-- start of ENTRIES PROVIDED --

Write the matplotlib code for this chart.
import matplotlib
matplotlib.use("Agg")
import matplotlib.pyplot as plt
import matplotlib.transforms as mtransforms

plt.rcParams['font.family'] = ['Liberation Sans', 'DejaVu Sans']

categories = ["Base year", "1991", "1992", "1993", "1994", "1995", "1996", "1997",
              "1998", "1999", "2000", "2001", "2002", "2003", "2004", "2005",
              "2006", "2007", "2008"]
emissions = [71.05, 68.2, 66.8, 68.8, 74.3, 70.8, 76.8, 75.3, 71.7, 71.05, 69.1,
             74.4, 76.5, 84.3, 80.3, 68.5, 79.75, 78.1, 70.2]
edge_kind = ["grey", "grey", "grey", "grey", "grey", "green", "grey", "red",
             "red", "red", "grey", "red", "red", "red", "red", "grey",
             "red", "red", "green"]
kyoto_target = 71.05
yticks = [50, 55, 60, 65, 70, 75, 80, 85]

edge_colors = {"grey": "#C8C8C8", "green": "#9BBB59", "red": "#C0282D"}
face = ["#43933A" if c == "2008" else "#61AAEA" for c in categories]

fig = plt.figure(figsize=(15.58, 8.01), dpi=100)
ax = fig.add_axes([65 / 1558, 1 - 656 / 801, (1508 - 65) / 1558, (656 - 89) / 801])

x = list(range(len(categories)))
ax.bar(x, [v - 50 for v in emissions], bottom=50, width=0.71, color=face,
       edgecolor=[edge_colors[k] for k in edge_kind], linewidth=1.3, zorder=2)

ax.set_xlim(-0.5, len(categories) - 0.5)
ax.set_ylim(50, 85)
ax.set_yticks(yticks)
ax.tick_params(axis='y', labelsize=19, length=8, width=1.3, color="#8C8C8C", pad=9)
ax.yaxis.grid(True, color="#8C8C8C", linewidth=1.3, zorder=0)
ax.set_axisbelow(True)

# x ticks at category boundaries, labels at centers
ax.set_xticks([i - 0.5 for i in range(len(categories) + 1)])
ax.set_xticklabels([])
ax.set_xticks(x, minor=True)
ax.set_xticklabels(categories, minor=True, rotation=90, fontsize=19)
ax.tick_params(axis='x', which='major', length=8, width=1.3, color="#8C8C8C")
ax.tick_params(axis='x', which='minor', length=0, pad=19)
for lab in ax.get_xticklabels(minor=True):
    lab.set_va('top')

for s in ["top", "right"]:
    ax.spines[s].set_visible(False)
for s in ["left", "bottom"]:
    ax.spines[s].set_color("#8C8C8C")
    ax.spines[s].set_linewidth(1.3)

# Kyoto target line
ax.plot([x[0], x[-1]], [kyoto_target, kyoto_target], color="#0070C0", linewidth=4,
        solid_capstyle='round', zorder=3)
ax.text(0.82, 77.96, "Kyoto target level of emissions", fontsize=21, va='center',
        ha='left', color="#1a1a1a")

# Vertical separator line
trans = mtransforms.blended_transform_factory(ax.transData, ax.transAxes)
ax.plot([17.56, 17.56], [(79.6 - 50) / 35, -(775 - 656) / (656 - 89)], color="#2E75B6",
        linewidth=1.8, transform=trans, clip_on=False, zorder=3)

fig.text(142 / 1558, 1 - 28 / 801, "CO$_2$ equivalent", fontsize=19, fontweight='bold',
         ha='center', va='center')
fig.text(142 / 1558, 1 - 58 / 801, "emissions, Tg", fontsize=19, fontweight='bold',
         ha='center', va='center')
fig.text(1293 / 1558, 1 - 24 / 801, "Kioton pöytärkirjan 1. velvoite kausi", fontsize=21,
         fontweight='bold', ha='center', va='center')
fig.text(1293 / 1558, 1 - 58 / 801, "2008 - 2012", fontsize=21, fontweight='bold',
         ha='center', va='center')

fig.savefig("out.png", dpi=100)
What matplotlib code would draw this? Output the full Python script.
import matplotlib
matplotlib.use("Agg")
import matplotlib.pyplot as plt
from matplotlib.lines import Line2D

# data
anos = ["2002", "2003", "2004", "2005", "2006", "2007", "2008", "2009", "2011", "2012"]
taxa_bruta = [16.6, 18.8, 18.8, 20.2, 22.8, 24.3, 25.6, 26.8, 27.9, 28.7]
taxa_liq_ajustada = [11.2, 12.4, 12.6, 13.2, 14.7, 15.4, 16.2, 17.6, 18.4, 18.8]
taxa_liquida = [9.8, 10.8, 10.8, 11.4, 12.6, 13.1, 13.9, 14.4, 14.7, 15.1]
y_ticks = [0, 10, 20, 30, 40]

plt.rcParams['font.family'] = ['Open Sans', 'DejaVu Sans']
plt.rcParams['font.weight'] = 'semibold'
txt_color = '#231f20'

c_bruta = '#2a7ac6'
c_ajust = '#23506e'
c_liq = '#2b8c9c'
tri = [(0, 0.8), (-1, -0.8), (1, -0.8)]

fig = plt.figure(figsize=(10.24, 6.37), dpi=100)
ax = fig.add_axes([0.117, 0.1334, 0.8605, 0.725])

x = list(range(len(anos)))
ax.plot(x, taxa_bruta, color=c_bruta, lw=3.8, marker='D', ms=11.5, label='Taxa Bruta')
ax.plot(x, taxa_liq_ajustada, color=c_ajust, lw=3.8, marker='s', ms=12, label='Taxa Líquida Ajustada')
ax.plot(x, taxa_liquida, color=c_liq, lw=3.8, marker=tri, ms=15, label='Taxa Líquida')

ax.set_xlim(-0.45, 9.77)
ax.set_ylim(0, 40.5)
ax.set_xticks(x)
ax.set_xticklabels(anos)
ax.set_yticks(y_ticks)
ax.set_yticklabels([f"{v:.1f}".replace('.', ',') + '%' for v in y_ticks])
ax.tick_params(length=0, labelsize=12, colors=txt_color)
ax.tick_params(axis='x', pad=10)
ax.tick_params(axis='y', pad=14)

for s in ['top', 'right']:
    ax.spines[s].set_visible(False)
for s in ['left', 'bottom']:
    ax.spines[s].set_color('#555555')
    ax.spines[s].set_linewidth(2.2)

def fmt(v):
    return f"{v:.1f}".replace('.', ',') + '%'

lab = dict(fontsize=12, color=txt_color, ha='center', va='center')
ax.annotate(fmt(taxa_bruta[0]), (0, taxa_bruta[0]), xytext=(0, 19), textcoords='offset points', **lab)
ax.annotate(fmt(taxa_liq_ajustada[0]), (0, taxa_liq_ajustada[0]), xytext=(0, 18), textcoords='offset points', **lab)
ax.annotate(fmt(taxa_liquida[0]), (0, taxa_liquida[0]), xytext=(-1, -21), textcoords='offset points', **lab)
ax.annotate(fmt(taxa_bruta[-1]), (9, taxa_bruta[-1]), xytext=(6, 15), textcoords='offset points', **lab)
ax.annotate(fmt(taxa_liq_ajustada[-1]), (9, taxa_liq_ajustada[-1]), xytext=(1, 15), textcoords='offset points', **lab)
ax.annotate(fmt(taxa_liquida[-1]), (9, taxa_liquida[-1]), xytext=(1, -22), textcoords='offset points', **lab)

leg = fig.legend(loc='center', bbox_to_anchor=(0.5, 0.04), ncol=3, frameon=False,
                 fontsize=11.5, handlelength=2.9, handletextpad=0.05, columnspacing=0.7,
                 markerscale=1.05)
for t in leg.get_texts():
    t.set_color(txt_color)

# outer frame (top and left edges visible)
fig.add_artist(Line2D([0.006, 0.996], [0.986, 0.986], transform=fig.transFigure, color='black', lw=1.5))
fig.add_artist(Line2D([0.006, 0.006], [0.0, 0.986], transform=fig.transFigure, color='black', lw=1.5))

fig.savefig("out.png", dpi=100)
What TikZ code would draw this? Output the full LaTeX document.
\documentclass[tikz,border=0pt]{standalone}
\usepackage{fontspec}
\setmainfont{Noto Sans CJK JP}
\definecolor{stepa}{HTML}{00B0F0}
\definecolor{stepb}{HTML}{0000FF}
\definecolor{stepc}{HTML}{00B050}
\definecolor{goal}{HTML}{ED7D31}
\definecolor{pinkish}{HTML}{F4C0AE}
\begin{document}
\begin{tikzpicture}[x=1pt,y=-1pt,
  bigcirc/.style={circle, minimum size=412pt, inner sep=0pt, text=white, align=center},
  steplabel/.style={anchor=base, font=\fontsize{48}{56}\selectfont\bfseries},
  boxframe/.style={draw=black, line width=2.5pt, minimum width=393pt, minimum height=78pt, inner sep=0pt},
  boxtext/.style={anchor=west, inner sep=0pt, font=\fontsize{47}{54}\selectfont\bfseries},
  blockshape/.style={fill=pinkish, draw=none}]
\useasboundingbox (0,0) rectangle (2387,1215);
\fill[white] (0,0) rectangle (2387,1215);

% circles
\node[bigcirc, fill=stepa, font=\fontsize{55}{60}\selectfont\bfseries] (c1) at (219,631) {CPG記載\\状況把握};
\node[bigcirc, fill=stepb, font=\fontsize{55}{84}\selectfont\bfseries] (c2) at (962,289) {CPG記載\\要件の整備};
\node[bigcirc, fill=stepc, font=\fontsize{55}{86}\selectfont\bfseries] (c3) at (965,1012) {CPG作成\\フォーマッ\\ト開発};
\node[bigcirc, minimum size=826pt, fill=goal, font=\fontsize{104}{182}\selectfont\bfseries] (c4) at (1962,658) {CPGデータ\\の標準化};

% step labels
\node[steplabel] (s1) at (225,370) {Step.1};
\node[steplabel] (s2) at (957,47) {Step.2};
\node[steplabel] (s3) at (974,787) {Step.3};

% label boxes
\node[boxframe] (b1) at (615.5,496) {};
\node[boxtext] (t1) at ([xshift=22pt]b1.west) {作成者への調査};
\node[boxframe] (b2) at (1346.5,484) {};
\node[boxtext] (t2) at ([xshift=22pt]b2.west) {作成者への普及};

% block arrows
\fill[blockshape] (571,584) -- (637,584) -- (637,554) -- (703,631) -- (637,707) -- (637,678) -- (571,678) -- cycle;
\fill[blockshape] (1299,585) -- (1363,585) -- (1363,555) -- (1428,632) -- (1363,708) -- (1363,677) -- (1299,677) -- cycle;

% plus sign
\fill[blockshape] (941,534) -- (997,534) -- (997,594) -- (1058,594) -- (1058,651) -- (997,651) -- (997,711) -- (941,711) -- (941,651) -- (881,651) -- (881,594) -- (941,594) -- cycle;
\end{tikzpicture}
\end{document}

-- end of ENTRIES PROVIDED --

WORK REQUIRED
Starting at the line that contains "What matplotlib code" and ending at the line that contains "txt_color = '#231f20'", repeat each line exactly, both ends included, and nothing else.

SOLUTION
What matplotlib code would draw this? Output the full Python script.
import matplotlib
matplotlib.use("Agg")
import matplotlib.pyplot as plt
from matplotlib.lines import Line2D

# data
anos = ["2002", "2003", "2004", "2005", "2006", "2007", "2008", "2009", "2011", "2012"]
taxa_bruta = [16.6, 18.8, 18.8, 20.2, 22.8, 24.3, 25.6, 26.8, 27.9, 28.7]
taxa_liq_ajustada = [11.2, 12.4, 12.6, 13.2, 14.7, 15.4, 16.2, 17.6, 18.4, 18.8]
taxa_liquida = [9.8, 10.8, 10.8, 11.4, 12.6, 13.1, 13.9, 14.4, 14.7, 15.1]
y_ticks = [0, 10, 20, 30, 40]

plt.rcParams['font.family'] = ['Open Sans', 'DejaVu Sans']
plt.rcParams['font.weight'] = 'semibold'
txt_color = '#231f20'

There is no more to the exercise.